Many people talk, including myself, about how to build good campaigns that have great quality scores and a solid ROI. But what exactly does this mean in the real world? I have said before, we are all working off essentially the same keywords. So given the same list of say 10,000 keywords, how does one person’s campaign completely fail, while another person makes a killing? It’s all about campaign structure. The best way I can explain this is with an example.
A couple months ago I began a quick and dirty test of a new niche and affiliate offer. To do this I got 10,129 keywords together into 1 campaign with about 35 adgroups. I wrote 2 ads for each adgroup, bought a domain, slapped together a landing page, and began the test. This hastily made campaign actually showed some promise with a slight profit. The potential was there for a real money maker, so I decided to push forward full force on the campaign. This was a heavily contested niche, probably one of the most competitive out there, so I knew I had to start from scratch and build a proper campaign. Here are the steps I took to build the winning campaign.
First of all after taking a hard look at the keywords, I knew I had to logically break up the campaign into 6 separate campaigns. This was necessary for the adgroup structure I had planned to work. To me, adgroup structure is the key to PPC marketing. Keep in mind some of the hard limits of certain services like Yahoo (max 1000 adgroups per campaign).
Next I was able to pare down the list of 10k keywords down to 8,257 using some of the keyword scrubbing techniques described here. The more non- converting keywords you can remove from your lists the better.
Then the hardest and most important part – adgroups. I took the original 35 adgroups, and broke them out to 1,523 adgroups spread out over the 6 campaigns. This was absolutely necessary to get the highest possible relevancy of the keywords to ads. How relevant? Well, about 300 of the adgroups had just 1, short tail keywords in them. Overall, my keyword to adgroup ratio was a tight 5.42 kws/adgroup.
After building out the adgroups, ads had to be written. Recently I have found some evidence that writing non-dynamic ads lead to better quality score than using dynamic insertion, so all ads were written manually. I did use a template to speed up the process, but no keyword insertion tricks were used. I had at least 2 ads per adgroup, to begin the process of A/B testing.

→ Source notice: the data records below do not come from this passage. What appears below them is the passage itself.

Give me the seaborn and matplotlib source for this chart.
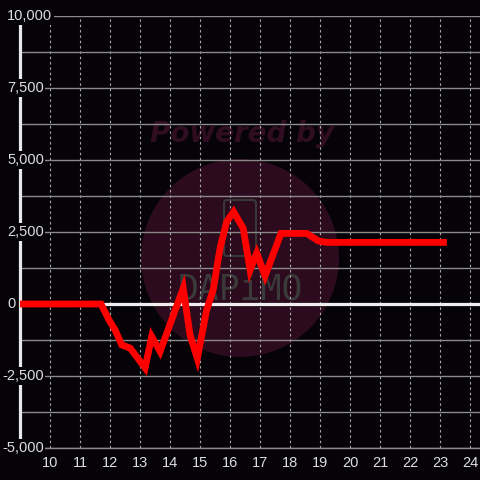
import matplotlib
matplotlib.use("Agg")
import matplotlib.pyplot as plt
import matplotlib.transforms as mtransforms
from matplotlib.patches import Circle, FancyBboxPatch
import seaborn as sns

# values
x_vals = [8.92, 11.70, 11.97, 12.17, 12.39, 12.67, 13.17, 13.39, 13.67, 14.44,
          14.67, 14.91, 15.22, 15.44, 15.67, 15.89, 16.12, 16.44, 16.67, 16.89,
          17.17, 17.70, 18.56, 18.94, 19.22, 23.23]
y_vals = [0, 0, -560, -900, -1420, -1530, -2220, -1130, -1650, 545,
          -1080, -1890, -210, 490, 1945, 2860, 3200, 2630, 1180, 1760,
          980, 2450, 2450, 2190, 2140, 2140]

x_ticks = list(range(10, 25))
y_grid = list(range(-5000, 10001, 1250))
y_labels = [-5000, -2500, 0, 2500, 5000, 7500, 10000]

bg = "#050307"
label_col = "#dddddd"

sns.set_theme(style="dark")
plt.rcParams["font.family"] = ["Liberation Sans", "DejaVu Sans"]

fig = plt.figure(figsize=(4.8, 4.8), dpi=100, facecolor=bg)
ax = fig.add_axes([20 / 480, 32 / 480, 460 / 480, 432 / 480])
ax.set_facecolor(bg)

# watermark
ax.add_patch(Circle((240 / 480, 1 - 258 / 480), 99 / 480, transform=fig.transFigure,
                    facecolor="#2b0b1d", edgecolor="none", zorder=0.2, clip_on=False))
ax.text(242 / 480, 1 - 134 / 480, "Powered by", transform=fig.transFigure,
        family="DejaVu Sans", fontsize=20, fontweight="bold", fontstyle="italic",
        color="#300d21", ha="center", va="center", zorder=0.3)
ax.add_patch(FancyBboxPatch((224 / 480, 1 - 256 / 480), 32 / 480, 56 / 480,
                            boxstyle="round,pad=0,rounding_size=0.006",
                            transform=fig.transFigure, facecolor="none",
                            edgecolor="#3a3a3a", lw=1.4, zorder=0.3))
ax.text(240 / 480, 1 - 289 / 480, "DAPiMO", transform=fig.transFigure,
        family="DejaVu Sans Mono", fontsize=25, color="#3a3a3a",
        ha="center", va="center", zorder=0.3)

sns.lineplot(x=x_vals, y=y_vals, ax=ax, color="#ff0000", linewidth=4.9,
             zorder=4, solid_joinstyle="miter", solid_capstyle="butt")

ax.set_xlim(9, 9 + 460 / 30)
ax.set_ylim(-5000, 10000)

ax.set_yticks(y_grid)
ax.set_yticklabels([])
ax.set_xticks(x_ticks)
ax.set_xticklabels([str(t) for t in x_ticks])
ax.tick_params(axis="x", length=0, pad=5.5, labelsize=10.5, labelcolor=label_col)
ax.tick_params(axis="y", length=0)
ax.set_axisbelow(True)
ax.yaxis.grid(True, color="#8a8a8a", lw=1, ls="-", zorder=0.5)
ax.xaxis.grid(True, color="#aaaaaa", lw=0.8, ls=(0, (2.2, 2.6)), zorder=0.5)

for side in ["top", "right"]:
    ax.spines[side].set_visible(False)
ax.spines["left"].set_color("#e8e8e8")
ax.spines["left"].set_linewidth(2.3)
ax.spines["left"].set_zorder(2)
ax.spines["bottom"].set_color("#8a8a8a")
ax.spines["bottom"].set_linewidth(1)

ax.axhline(0, color="#eeeeee", lw=2.3, zorder=3)

# y labels, left aligned on first digit, with black boxes over the axis line
trans = mtransforms.blended_transform_factory(ax.transAxes, ax.transData)
for v in y_labels:
    xpos = (2 - 20) / 460 if v < 0 else (7 - 20) / 460
    ax.text(xpos, v, f"{v:,}", transform=trans, ha="left", va="center",
            fontsize=10.5, color=label_col, zorder=6, clip_on=False,
            bbox=dict(facecolor=bg, edgecolor="none", pad=1.2))

fig.savefig("out.png", dpi=100, facecolor=bg)
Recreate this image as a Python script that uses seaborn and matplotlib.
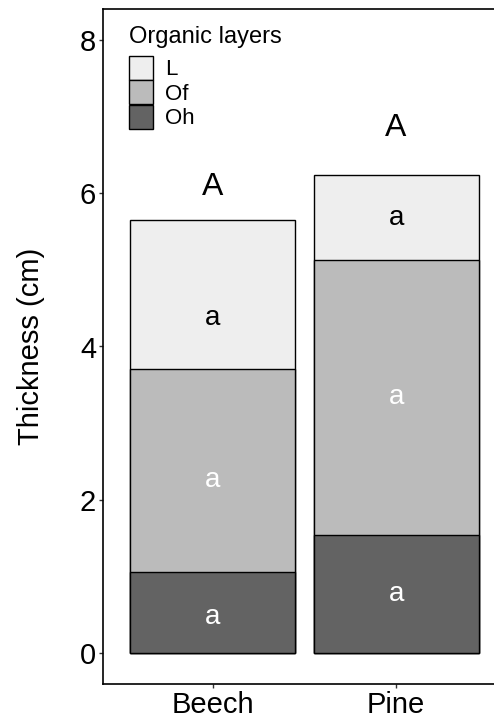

Finally the landing pages. To continue to reflect the relevancy of the keyword, from the ad to the landing page, I needed to build 1,142 landing pages. Much like the ad writing, a template was used, but each page differs enough to be totally relevant to each keyword and ad.
Landing Pages: 1
Landing Pages: 1,142
So you can see, it takes a ton of work to compete in PPC to affiliate marketing. Gone are the days you can slap up a campaign in an hour and have it make money over the long term. The work I describe probably took around 35 hours to complete, and that was just the initial build out. That may sound like a lot of time, but if you consider this will keep making money for months, maybe even years, it’s not anything. Optimizing and improving the campaign is a never ending battle. This campaign is really starting to make money now though, and the time investment has already paid off. The great thing about PPC is that it’s a level playing field. Anyone can compete in any niche, it’s just a matter of how hard do you want to work at it. Work harder than your competitors by building a better campaign, and you will succeed.